L’industrie des mines, des bois, des phosphates, des sucres, des beurres et fromages, subit en ce moment, une transformation qui a déjà produit des résultats considérables, et mon gouvernement se propose de donner un nouvel élan à ce mouvement, par d’autres mesures d’encouragement, lesquelles tendront à assurer la prospérité générale, et à stimuler la colonisation de nos terres incultes.

Parmi ces encouragements, se trouve d’abord l’institution d’une école des mines, sous la direction de professeurs recommandés, puis celle d’écoles spéciales pour l’utilisation des produits de la ferme.

L’administration de la justice nécessite des réformes. L’Assemblée Législative a, pendant la dernière session, chargé la commission de la révision et de la codification des statuts, de préparer un projet de réorganisation des tribunaux, et de refonte des lois de procédure.

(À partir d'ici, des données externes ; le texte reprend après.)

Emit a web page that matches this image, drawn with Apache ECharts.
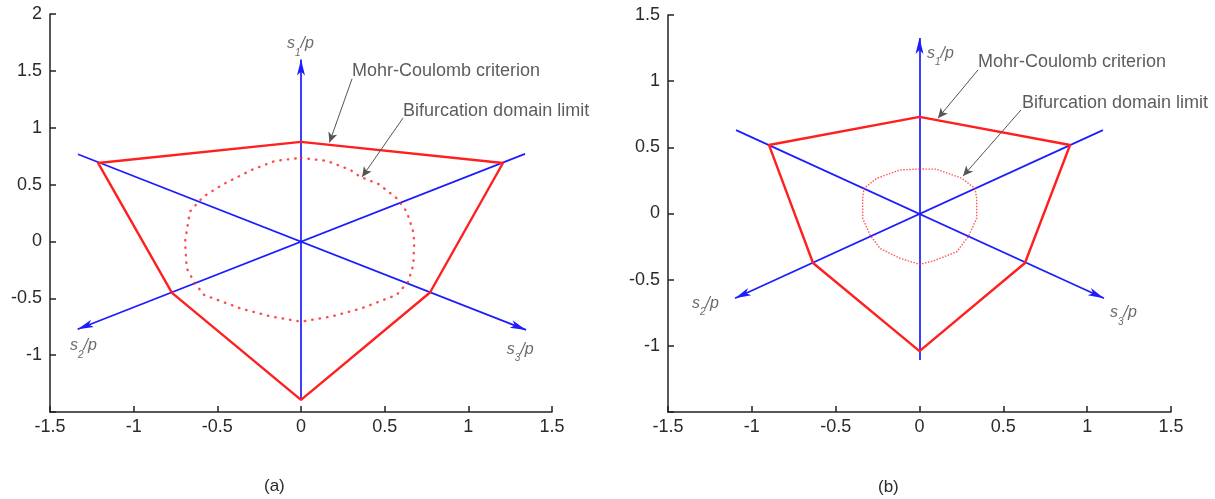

Le rapport de la commission sera soumis à votre considération accompagné d’un projet de loi qui vous mettra en mesure de vous prononcer sur le mérite des améliorations qu’il suggère.

L’œuvre de la révision des statuts a été continuée. La compilation des lois en force dans la province est terminée, et vous sera soumise avec le second rapport de la commission.

Des lois concernant les terres publiques, la protection des colons, la profession des arpenteurs, et d’autres projets de loi en rapport avec le Département des Terres, seront également soumises à votre considération.

Messieurs de l’Assemblée législative,

Les comptes publics vous seront soumis et des subsides vous seront demandés pour la prochaine année fiscale. Vous serez satisfaits je crois des opérations des derniers douze mois, et plus encore du prochain exercice financier, basé sur une politique prévoyante, et sur une exploitation raisonnée de nos ressources.

Honorables Messieurs du Conseil législatif,
Messieurs de l’Assemblée législative,

Je remercie la Providence de l’abondante moisson et des bienfaits qu’elle nous a accordés dans le cours de l’année. J’espère qu’elle vous inspirera dans vos travaux, pour qu’une sage législation seconde sa sollicitude.